Remaking an album means you can have all the demanding fun of making an album, without the pressure of actually contributing anything new to the world.  If you make an album that is trying to be new, a valid contribution to a crowded artistic field, the chances are still very good that you'll fall short, add to the redundancy and clutter of music. But if you remake something that already exists, then the redundancy of the project is built-in, pre-accepted. You're off the artistic hook.


This reminds me of something I saw in at LACMA in Los Angeles recently, a retrospective of the work of the ceramics sculptor Ken Price (who turned a craft, pottery, into art). One of his quotations, from 1993, was stenciled on a wall:


"A craftsman knows what he's going to make and an artist doesn't know what he's going to make, or what the finished product is going to look like"

So art, properly, involves an element of discovery...

Which chimes with a sub-theme in Retromania, my hunger to be surprised, continually, by music...  in a sense Ken Price is saying that the artist should be surprised by what he or she comes up with...

(But perhaps a retromaniacal, or retrolicious, artist -- if there's enough creativity in their recreativity -- can feel that way too, e..g. Ariel Pink "Interesting Results":  every time I pick up the pen I get interesting results / every time I sit down and I try I get extraterrestrial results / I get these interesting results")


Craft and art also seem to correspond roughly to the difference between talent and genius.... between skill and generative capacity (the paradoxical proof of which is precisely its tendency to incite, in your contemporary others, imitative work, skilful emulation....  and to invite, for decades to come, retro-replication)


Bourgeoiseaux , again: "Certainly, by Mutations (named after Os Mutantes), Beck's urge to cite, to curate and to copy, had already begun to overwhelm him, parody clearly slipping into pastiche (a transformation completed in toto on Midnight Vultures)....""Mutations is about its influences. Not doing anything with them, not transmuting them, but instead making them very apparent. They are the surface and the content, the purpose of these songs".

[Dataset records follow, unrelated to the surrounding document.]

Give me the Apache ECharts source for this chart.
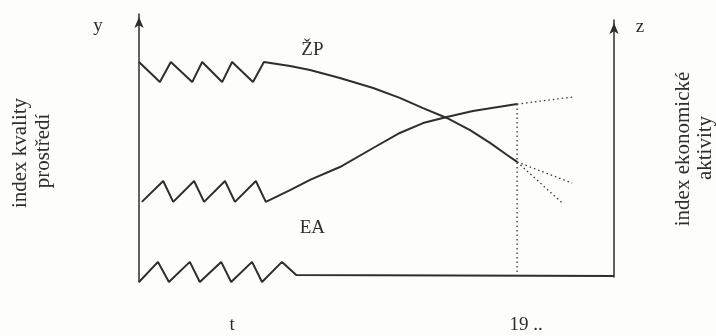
<!DOCTYPE html>
<html>
<head>
<meta charset="utf-8">
<script src="https://cdn.jsdelivr.net/npm/echarts@6/dist/echarts.min.js"></script>
<style>
html,body{margin:0;padding:0;background:#fdfdfc;}
#c{width:716px;height:336px;}
</style>
</head>
<body>
<div id="c"></div>
<script>
// Data (abstract units: time 0..100, index 0..100)
var zpSolid = [[0,82.1],[4.4,74.6],[6.7,82.1],[11.2,74.6],[13.3,82.1],[17.5,74.6],[19.6,82.1],[24.0,74.6],[26.3,82.1],
  [31.8,80.6],[36.0,79.1],[42.3,76.1],[49.3,72.4],[54.9,68.7],[59.8,64.9],[64.8,61.2],[69.7,56.7],[73.9,51.9],[77.5,47.4],[79.6,44.8]];
var eaSolid = [[0.6,29.9],[5.1,37.7],[7.2,29.9],[11.6,37.7],[13.7,29.9],[18.1,37.7],[20.2,29.9],[24.6,37.7],[26.7,29.9],
  [31.8,34.3],[36.0,38.1],[42.3,42.9],[49.3,50.0],[54.9,55.6],[59.8,59.3],[64.8,61.6],[70.3,63.8],[79.6,66.4]];
var baseLine = [[0,0],[4.0,7.5],[6.3,0],[10.7,7.5],[12.8,0],[17.3,7.5],[19.4,0],[23.8,7.5],[25.9,0],[30.1,7.5],[33.1,2.6],[100,2.2]];
var eaForecast = [[79.6,66.4],[91.2,69.0]];
var zpForecastA = [[79.6,44.8],[91.2,36.9]];
var zpForecastB = [[79.6,44.8],[89.1,29.5]];
var presentLine = [[79.6,66.4],[79.6,2.2]];
var xTickLabels = [{x:19.6,text:'t'},{x:81.5,text:'19 ..'}];
var seriesLabels = [{x:36.5,y:86.5,text:'ŽP'},{x:36.5,y:20.3,text:'EA'}];

var font = '"Liberation Serif", "DejaVu Serif", serif';
var ink = '#2e2e2e';
var chart = echarts.init(document.getElementById('c'), null, {renderer:'canvas'});
var solid = {color: ink, width: 2};
var dotted = {color: '#3a3a3a', width: 1.3, type: [1.5, 3]};
var axisLineStyle = {show:true,onZero:false,lineStyle:{color:ink,width:1.5},symbol:['none','arrow'],symbolSize:[7,11],symbolOffset:[0,-3]};
chart.setOption({
  animation:false,
  backgroundColor:'#fdfdfc',
  grid:[{left:139,right:102,top:14,bottom:54},{left:139,right:102,top:20,bottom:59}],
  xAxis:[{type:'value',min:0,max:100,gridIndex:0,show:false},{type:'value',min:0,max:100,gridIndex:1,show:false}],
  yAxis:[
    {type:'value',min:0,max:100,gridIndex:0,position:'left',axisLine:axisLineStyle,
     axisTick:{show:false},axisLabel:{show:false},splitLine:{show:false}},
    {type:'value',min:0,max:100,gridIndex:1,position:'right',axisLine:axisLineStyle,
     axisTick:{show:false},axisLabel:{show:false},splitLine:{show:false}}
  ],
  series:[
    {type:'line',data:zpSolid,symbol:'none',lineStyle:solid},
    {type:'line',data:eaSolid,symbol:'none',lineStyle:solid},
    {type:'line',data:baseLine,symbol:'none',lineStyle:solid},
    {type:'line',data:eaForecast,symbol:'none',lineStyle:dotted},
    {type:'line',data:zpForecastA,symbol:'none',lineStyle:dotted},
    {type:'line',data:zpForecastB,symbol:'none',lineStyle:dotted},
    {type:'line',data:presentLine,symbol:'none',lineStyle:dotted}
  ]
});

var g = [];
var txt = function(x,y,text,rot,size){
  return {type:'text',x:x,y:y,rotation:rot||0,style:{text:text,fill:ink,font:(size||18)+'px '+font,textAlign:'center',textVerticalAlign:'middle'}};
};
seriesLabels.forEach(function(l){
  var p = chart.convertToPixel({gridIndex:0},[l.x,l.y]);
  g.push(txt(p[0],p[1],l.text,0,19));
});
xTickLabels.forEach(function(l){
  var p = chart.convertToPixel({gridIndex:0},[l.x,0]);
  g.push(txt(p[0],325,l.text,0,19));
});
g.push(txt(98,26,'y',0,19));
g.push(txt(640,27,'z',0,19));
g.push(txt(20,153,'index kvality',Math.PI/2,21));
g.push(txt(43,151,'prostředí',Math.PI/2,21));
g.push(txt(683,149,'index ekonomické',Math.PI/2,21));
g.push(txt(705,148,'aktivity',Math.PI/2,21));
chart.setOption({graphic:g});
</script>
</body>
</html>
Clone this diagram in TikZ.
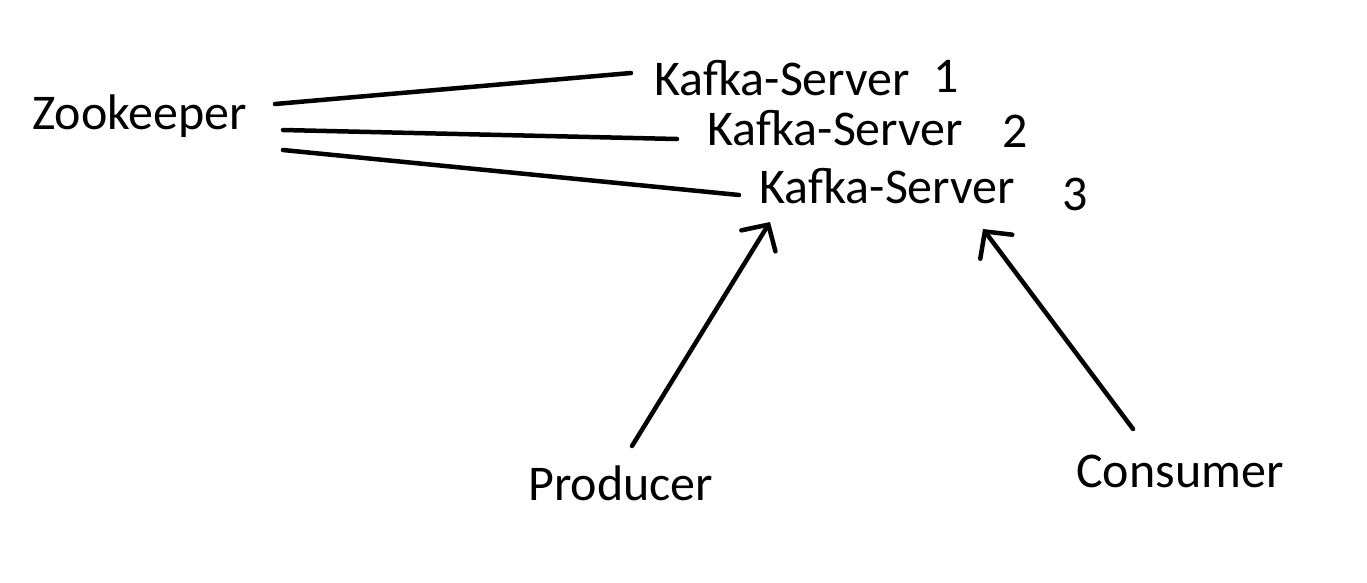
\documentclass[tikz,border=0pt]{standalone}
\usepackage{fontspec}
\setmainfont{Carlito}
\usetikzlibrary{arrows.meta}
\begin{document}
\begin{tikzpicture}[x=1pt,y=-1pt,
  lbl/.style={anchor=base west,inner sep=0pt,font=\fontsize{50}{58}\selectfont},
  conn/.style={line width=4.5pt,line cap=round},
  arr/.style={conn,-{Straight Barb[length=19pt,width=40pt,line cap=round]}}]
\fill[white] (0,0) rectangle (1367,582);
\useasboundingbox (0,0) rectangle (1367,582);
\node[lbl] (zk) at (32,129) {Zookeeper};
\node[lbl] (k1) at (654,95) {Kafka-Server};
\node[lbl] (n1) at (933,92) {1};
\node[lbl] (k2) at (707,145) {Kafka-Server};
\node[lbl] (n2) at (1002,147) {2};
\node[lbl] (k3) at (759,203) {Kafka-Server};
\node[lbl] (n3) at (1062,210) {3};
\node[lbl] (pr) at (528,500) {Producer};
\node[lbl] (co) at (1076,487) {Consumer};
\coordinate (z1) at (275,104);
\coordinate (z2) at (283,130);
\coordinate (z3) at (283,150);
\coordinate (s1) at (631,73);
\coordinate (s2) at (677,139);
\coordinate (s3) at (739,195);
\coordinate (pe) at (632,446);
\coordinate (pt) at (770,222);
\coordinate (ce) at (1133,429);
\coordinate (ct) at (983,229);
\draw[conn] (z1) -- (s1);
\draw[conn] (z2) -- (s2);
\draw[conn] (z3) -- (s3);
\draw[arr] (pe) -- (pt);
\draw[arr] (ce) -- (ct);
\end{tikzpicture}
\end{document}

I thought Midnight Vultures was execrable, embarrassing.... I can't even remember Mutations. Perhaps I had stopped listening by then.


Other stuff Beck's done has teetered on the good side of retro-collage aesthetics, the Stereolab/Wagon Christ side

As Bourgeoiseaux argues, Odelay is kind of undeniable, still

And I did find myself surprised to really love Modern  Guilt, the  2008 album he did with Danger Mouse, the mash up man.

Particularly this track, titled, funnily enough, "Replica":



It's sort of his Low, this album....  those nervy, jittery drums...   he seems hollowed-out, sunk in a malaise...  feels like  maybe the masks have dropped away, and much of the clever-cleverness too...

It's the sound of the record I like, as much as the tunes (great as several of them are).